Unfortunately, the ethical approach of mankind over these problems is not even problem-oriented, which is nature-oriented, but rather, to protect themselves from the natural devastations caused by the problems they have created. Summary and Conclusion Environmental ethics in the present generation concerns the benefit of human civilization instead of the benefit of environmental aspect. The duty of mankind is to conceal the intrinsic character of the environment instead of playing-safe from the moral requirements by conducting ethical policies that only concerns human-sake.
The focus on environmental approach should be the prime center of the ethics itself, and the benefit of man should be prioritized secondly. Let us view one example, the policy of green environment, which entails tree planting to counter logging system, is one example of a play-safe act. Practically speaking, logging benefits humans; however, with lesser tree sources do not justify the approval of environmental centers to continue the logging process granted that such program has been initiated.

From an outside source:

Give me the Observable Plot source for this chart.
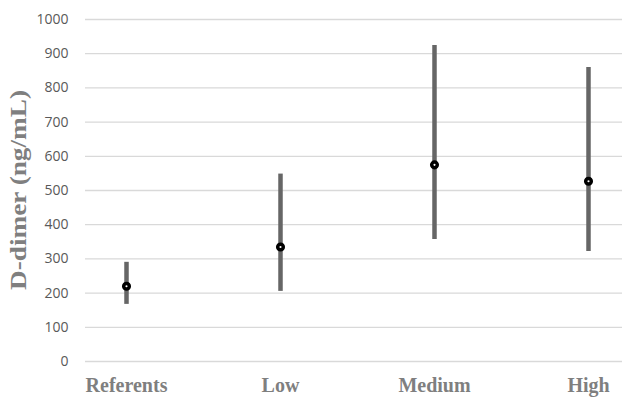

Trees take time to grow; hence, it would be much better to stop the logging process and utilize other areas instead of nearly depleting the resource area. The ethical considerations involved in this practice needs to change to a more deontological concept. The present policies involved are no longer beneficial to the environment and humans attempt to address climatic problems, since the entire focus is not the problem itself but those that are afflicted. Environmental ethics should change towards the benefit of the environment itself and more on humanities duties over it.